┌────────

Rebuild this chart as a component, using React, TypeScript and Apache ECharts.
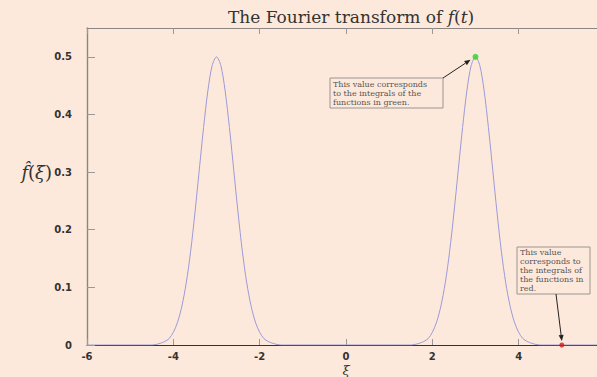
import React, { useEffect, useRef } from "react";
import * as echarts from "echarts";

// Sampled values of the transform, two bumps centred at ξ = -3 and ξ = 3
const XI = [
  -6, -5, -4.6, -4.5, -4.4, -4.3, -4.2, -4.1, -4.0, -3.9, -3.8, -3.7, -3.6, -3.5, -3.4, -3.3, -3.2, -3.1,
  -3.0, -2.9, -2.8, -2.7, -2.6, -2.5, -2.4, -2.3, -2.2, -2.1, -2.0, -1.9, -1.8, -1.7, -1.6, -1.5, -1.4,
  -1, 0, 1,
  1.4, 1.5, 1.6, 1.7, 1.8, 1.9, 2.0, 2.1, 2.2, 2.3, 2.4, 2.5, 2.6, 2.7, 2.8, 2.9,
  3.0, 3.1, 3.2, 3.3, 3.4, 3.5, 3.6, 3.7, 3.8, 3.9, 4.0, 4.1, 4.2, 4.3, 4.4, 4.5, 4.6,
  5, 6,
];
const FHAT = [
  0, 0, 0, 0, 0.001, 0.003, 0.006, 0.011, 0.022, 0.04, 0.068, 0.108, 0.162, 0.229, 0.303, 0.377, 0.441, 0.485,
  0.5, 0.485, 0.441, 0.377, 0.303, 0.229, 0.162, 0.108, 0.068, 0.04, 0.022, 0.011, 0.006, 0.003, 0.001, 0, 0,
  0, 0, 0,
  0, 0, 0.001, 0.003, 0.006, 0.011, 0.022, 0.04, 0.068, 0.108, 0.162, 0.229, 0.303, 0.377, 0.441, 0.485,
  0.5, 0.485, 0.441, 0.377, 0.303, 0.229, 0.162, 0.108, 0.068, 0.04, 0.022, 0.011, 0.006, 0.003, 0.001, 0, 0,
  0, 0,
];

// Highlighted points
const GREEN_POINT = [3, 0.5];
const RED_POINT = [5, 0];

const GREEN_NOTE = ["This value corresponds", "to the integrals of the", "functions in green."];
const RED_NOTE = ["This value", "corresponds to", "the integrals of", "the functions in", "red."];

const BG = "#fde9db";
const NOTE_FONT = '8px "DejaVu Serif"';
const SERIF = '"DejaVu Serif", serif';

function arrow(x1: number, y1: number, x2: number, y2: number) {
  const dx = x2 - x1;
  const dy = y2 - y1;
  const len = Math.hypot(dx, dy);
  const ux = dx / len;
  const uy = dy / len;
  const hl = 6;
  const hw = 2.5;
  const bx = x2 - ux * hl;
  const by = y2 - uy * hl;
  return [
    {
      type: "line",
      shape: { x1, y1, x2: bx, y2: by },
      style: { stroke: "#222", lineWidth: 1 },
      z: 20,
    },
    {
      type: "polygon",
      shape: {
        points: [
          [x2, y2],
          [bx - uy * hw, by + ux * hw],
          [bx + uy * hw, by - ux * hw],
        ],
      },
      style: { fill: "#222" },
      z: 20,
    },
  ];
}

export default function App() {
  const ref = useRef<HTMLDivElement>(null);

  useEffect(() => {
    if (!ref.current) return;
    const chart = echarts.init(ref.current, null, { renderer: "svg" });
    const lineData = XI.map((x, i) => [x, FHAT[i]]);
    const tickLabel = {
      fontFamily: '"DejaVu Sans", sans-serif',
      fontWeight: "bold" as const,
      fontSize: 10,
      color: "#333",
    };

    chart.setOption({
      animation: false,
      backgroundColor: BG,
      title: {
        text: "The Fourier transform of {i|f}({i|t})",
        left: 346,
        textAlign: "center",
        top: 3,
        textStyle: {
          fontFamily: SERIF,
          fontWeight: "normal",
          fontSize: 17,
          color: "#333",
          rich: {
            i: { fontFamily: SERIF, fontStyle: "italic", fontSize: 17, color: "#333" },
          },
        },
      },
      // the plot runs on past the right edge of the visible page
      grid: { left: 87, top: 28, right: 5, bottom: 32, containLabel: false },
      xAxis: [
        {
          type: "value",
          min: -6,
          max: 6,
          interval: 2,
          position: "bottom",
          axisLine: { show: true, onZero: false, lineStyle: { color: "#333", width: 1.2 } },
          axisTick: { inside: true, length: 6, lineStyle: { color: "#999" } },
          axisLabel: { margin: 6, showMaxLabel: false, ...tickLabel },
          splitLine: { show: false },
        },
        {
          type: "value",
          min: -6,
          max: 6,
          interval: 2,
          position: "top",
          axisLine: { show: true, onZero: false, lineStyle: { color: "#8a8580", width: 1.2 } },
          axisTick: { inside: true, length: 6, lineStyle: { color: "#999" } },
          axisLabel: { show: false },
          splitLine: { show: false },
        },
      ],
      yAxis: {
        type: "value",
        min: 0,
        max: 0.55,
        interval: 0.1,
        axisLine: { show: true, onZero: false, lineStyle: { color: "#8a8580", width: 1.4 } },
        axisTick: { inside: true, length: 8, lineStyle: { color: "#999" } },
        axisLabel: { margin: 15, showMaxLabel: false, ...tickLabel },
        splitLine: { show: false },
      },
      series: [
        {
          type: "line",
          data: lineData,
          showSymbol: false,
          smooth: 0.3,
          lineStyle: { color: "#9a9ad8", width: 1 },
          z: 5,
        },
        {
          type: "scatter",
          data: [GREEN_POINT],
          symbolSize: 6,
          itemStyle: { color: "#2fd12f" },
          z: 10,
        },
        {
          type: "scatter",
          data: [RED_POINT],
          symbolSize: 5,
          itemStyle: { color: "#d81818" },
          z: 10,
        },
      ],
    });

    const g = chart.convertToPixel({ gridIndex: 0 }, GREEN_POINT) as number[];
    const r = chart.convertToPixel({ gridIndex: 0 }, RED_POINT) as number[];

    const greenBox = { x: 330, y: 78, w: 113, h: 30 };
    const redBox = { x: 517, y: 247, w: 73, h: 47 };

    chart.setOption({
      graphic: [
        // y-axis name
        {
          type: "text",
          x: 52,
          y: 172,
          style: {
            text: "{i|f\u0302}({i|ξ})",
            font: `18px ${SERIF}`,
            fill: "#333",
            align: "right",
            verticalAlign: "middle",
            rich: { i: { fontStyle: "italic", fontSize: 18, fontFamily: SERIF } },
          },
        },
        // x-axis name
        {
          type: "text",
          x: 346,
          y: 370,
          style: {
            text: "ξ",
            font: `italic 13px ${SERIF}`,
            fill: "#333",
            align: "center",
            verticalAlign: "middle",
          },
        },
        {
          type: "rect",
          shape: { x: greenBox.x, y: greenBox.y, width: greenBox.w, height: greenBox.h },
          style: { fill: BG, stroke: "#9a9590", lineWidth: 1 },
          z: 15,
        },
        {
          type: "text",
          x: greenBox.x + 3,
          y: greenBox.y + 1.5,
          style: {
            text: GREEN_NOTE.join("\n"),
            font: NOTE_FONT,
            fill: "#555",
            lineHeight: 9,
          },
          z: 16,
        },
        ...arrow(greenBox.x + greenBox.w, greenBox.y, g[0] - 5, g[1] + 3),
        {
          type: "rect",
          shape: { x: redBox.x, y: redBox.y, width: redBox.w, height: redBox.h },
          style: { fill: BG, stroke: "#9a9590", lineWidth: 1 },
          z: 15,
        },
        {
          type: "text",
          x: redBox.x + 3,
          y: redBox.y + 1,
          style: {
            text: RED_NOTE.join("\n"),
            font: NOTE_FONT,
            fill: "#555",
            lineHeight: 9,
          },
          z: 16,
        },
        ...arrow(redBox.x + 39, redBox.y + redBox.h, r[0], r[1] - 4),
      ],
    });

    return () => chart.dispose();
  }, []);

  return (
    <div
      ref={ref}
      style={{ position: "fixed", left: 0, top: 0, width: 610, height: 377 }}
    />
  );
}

└────────

Aim of the task >>
Exactly as they appear, print the lines of the listing above from its first line through the line that contains "import * as", minus the pictures.

Response for this exercise >>
Rebuild this chart as a component, using React, TypeScript and Apache ECharts.
import React, { useEffect, useRef } from "react";
import * as echarts from "echarts";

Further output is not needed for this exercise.